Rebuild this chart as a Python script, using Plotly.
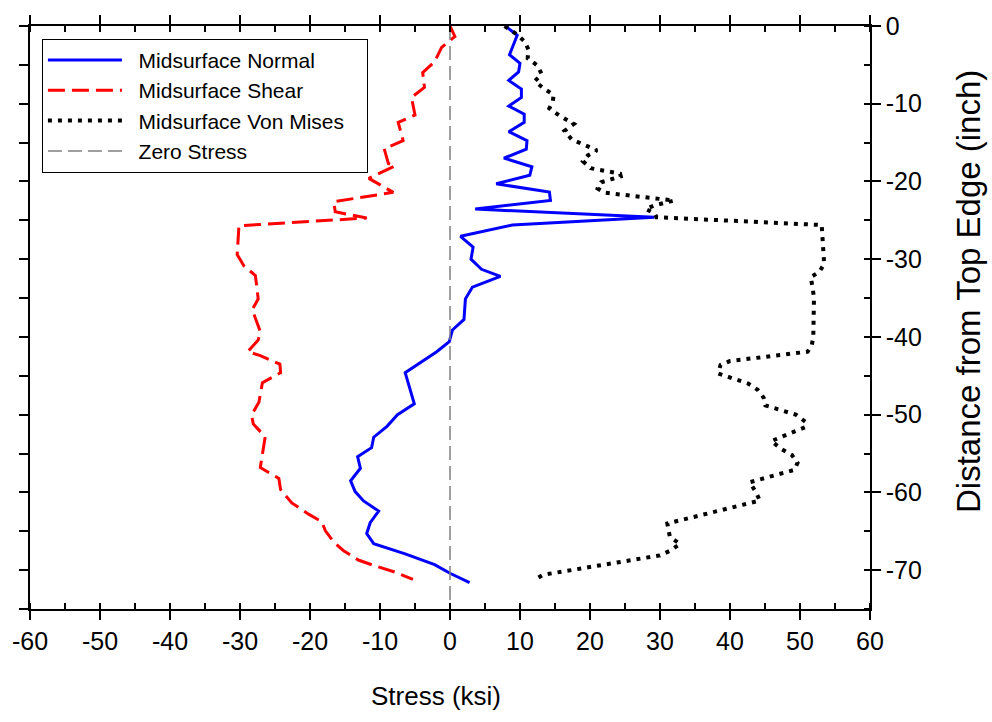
import plotly.graph_objects as go

# Midsurface normal stress along the edge (depth in inch, stress in ksi)
normal_depth = [0.0, -1.2, -3.7, -4.8, -5.9, -7.0, -8.1, -9.2, -10.3, -11.35, -12.4, -13.6,
                -14.75, -15.85, -17.0, -18.1, -19.2, -20.3, -21.35, -22.45, -23.55, -24.6,
                -25.6, -27.05, -28.45, -30.0, -31.3, -32.2, -33.6, -35.1, -37.75, -39.1,
                -40.6, -41.9, -44.6, -48.6, -50.0, -51.5, -52.9, -54.25, -55.4, -56.9,
                -58.5, -59.9, -61.1, -62.4, -63.9, -65.3, -66.6, -67.9, -69.3, -70.4, -71.6]
normal_stress = [7.9, 9.6, 8.5, 10.0, 9.8, 8.4, 10.2, 10.2, 8.4, 10.6, 10.6, 8.4,
                 11.0, 10.9, 7.7, 11.7, 11.4, 6.6, 14.2, 14.35, 3.6, 29.2,
                 8.9, 1.5, 3.3, 3.0, 4.5, 7.2, 3.2, 2.2, 2.0, 0.35,
                 -0.1, -1.9, -6.4, -5.1, -7.5, -9.0, -10.9, -11.2, -13.2, -12.8,
                 -14.2, -13.55, -12.35, -10.2, -11.4, -11.9, -10.9, -6.4, -2.2, 0.0, 2.8]

# Midsurface shear stress
shear_depth = [0.0, -1.35, -2.75, -4.6, -6.0, -7.9, -9.2, -11.45, -12.4, -14.75, -15.8,
               -17.7, -18.0, -19.6, -21.4, -22.6, -23.9, -24.7, -25.7, -29.4, -30.85,
               -32.1, -35.1, -36.5, -39.3, -40.4, -41.9, -42.4, -43.5, -44.6, -45.9,
               -48.4, -50.05, -51.2, -52.85, -56.8, -58.2, -59.65, -61.35, -62.8, -63.8,
               -64.95, -66.4, -67.5, -68.7, -69.4, -70.25, -71.2]
shear_stress = [0.0, 0.7, -1.2, -2.2, -3.9, -3.65, -5.5, -5.0, -7.4, -6.7, -9.4,
                -8.8, -7.85, -11.6, -8.1, -16.6, -16.4, -11.9, -30.15, -30.4, -29.45,
                -27.8, -27.4, -28.25, -27.1, -27.4, -28.9, -27.1, -24.3, -24.2, -26.8,
                -27.3, -28.35, -28.1, -26.4, -27.1, -24.45, -24.2, -22.6, -20.2, -18.3,
                -17.8, -16.6, -15.2, -13.1, -10.9, -7.85, -5.3]

# Midsurface von Mises stress
mises_depth = [0.0, -1.1, -2.0, -3.0, -4.15, -5.1, -6.2, -7.1, -8.1, -8.85, -9.65, -10.6,
               -11.5, -12.6, -13.5, -14.6, -16.0, -16.65, -17.4, -18.3, -19.0, -19.35,
               -20.1, -20.9, -21.45, -22.45, -23.1, -23.55, -24.1, -24.6, -25.6, -30.6,
               -31.6, -32.3, -34.9, -39.9, -41.0, -41.9, -43.1, -43.6, -44.7, -46.0,
               -46.8, -47.8, -48.8, -50.0, -50.9, -51.6, -53.4, -54.45, -55.2, -56.2,
               -57.1, -58.7, -59.95, -61.05, -64.0, -65.7, -66.65, -67.5, -68.1, -70.6, -71.2]
mises_stress = [7.8, 9.6, 10.65, 11.2, 11.1, 12.5, 13.1, 12.1, 13.5, 14.8, 14.7, 14.2,
                15.6, 17.7, 16.35, 17.4, 21.0, 19.7, 19.0, 20.1, 24.3, 24.4,
                21.6, 21.1, 22.1, 32.0, 29.15, 27.95, 29.2, 29.5, 53.1, 53.45,
                52.8, 51.55, 52.0, 51.9, 51.7, 51.1, 40.0, 38.65, 38.3, 42.6,
                43.95, 44.8, 45.05, 49.4, 50.75, 50.75, 45.9, 47.4, 48.85, 49.65,
                49.2, 42.8, 43.7, 44.25, 31.05, 31.4, 32.85, 31.45, 30.0, 13.3, 12.2]

# Reference line at zero stress
zero_stress = [0.0, 0.0]
zero_depth = [0.0, -75.0]

# Axis ranges and tick labels (plain hyphen minus signs)
x_range = [-60, 60]
y_range = [-75, 0]
x_tickvals = [-60, -50, -40, -30, -20, -10, 0, 10, 20, 30, 40, 50, 60]
x_ticktext = ["-60", "-50", "-40", "-30", "-20", "-10", "0", "10", "20", "30", "40", "50", "60"]
y_tickvals = [0, -10, -20, -30, -40, -50, -60, -70]
y_ticktext = ["0", "-10", "-20", "-30", "-40", "-50", "-60", "-70"]
x_title = "Stress (ksi)"
y_title = "Distance from Top Edge (inch)"

FONT = "Liberation Sans, Arial, sans-serif"
LEAD = "\u00a0\u00a0"       # gap between legend sample and label
TRAIL = "\u00a0\u00a0\u00a0"  # right-hand padding inside the legend box

fig = go.Figure()
fig.add_trace(go.Scatter(x=normal_stress, y=normal_depth, mode="lines",
                         name=LEAD + "Midsurface Normal" + TRAIL,
                         line=dict(color="#0000FF", width=3)))
fig.add_trace(go.Scatter(x=shear_stress, y=shear_depth, mode="lines",
                         name=LEAD + "Midsurface Shear" + TRAIL,
                         line=dict(color="#FF0000", width=3, dash="17px,7px")))
fig.add_trace(go.Scatter(x=mises_stress, y=mises_depth, mode="lines",
                         name=LEAD + "Midsurface Von Mises" + TRAIL,
                         line=dict(color="#000000", width=4, dash="4px,6px")))
fig.add_trace(go.Scatter(x=zero_stress, y=zero_depth, mode="lines",
                         name=LEAD + "Zero Stress" + TRAIL, xaxis="x2", yaxis="y2",
                         line=dict(color="#808080", width=1.5, dash="14px,6px")))

line_style = dict(showgrid=False, zeroline=False, showline=True,
                  linecolor="black", linewidth=1.5,
                  tickcolor="black", tickwidth=1.5, ticklen=9, ticks="outside")
# major ticks outside, minor ticks inside
axis_common = dict(line_style,
                   minor=dict(ticks="inside", dtick=5, ticklen=6,
                              tickcolor="black", tickwidth=1.5))

fig.update_layout(
    width=992, height=722,
    margin=dict(l=27, r=122, t=19, b=113),
    paper_bgcolor="white", plot_bgcolor="white",
    font=dict(family=FONT, color="black", size=20),
    showlegend=True,
    legend=dict(x=0.0142, y=0.978, xanchor="left", yanchor="top",
                bgcolor="white", bordercolor="black", borderwidth=1,
                font=dict(size=21, family=FONT), itemwidth=74,
                tracegroupgap=0),
    xaxis=dict(range=x_range, side="bottom", tickmode="array",
               tickvals=x_tickvals, ticktext=x_ticktext,
               tickfont=dict(size=25), **axis_common),
    xaxis2=dict(range=x_range, side="top", overlaying="x", tickmode="array",
                tickvals=x_tickvals, showticklabels=False, **axis_common),
    # unlabeled left axis: every 5 inch, all ticks outside
    yaxis=dict(range=y_range, side="left", tickmode="linear", tick0=0, dtick=5,
               showticklabels=False, **line_style),
    yaxis2=dict(range=y_range, side="right", overlaying="y", tickmode="array",
                tickvals=y_tickvals, ticktext=y_ticktext,
                tickfont=dict(size=25), **axis_common),
    annotations=[
        dict(text=x_title, xref="paper", yref="paper", x=0.4834, y=-0.149,
             xanchor="center", yanchor="middle", showarrow=False,
             font=dict(size=26, family=FONT)),
        dict(text=y_title, xref="paper", yref="paper", x=1.1175, y=0.545,
             xanchor="center", yanchor="middle", showarrow=False, textangle=-90,
             font=dict(size=33, family=FONT)),
    ],
)

fig.write_html("out.html")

Required task:
Exactly as they appear, print the lines of the listing above from its first line through the line that contains "import plotly.graph_objects as go", minus the pictures.

Result below:
Rebuild this chart as a Python script, using Plotly.
import plotly.graph_objects as go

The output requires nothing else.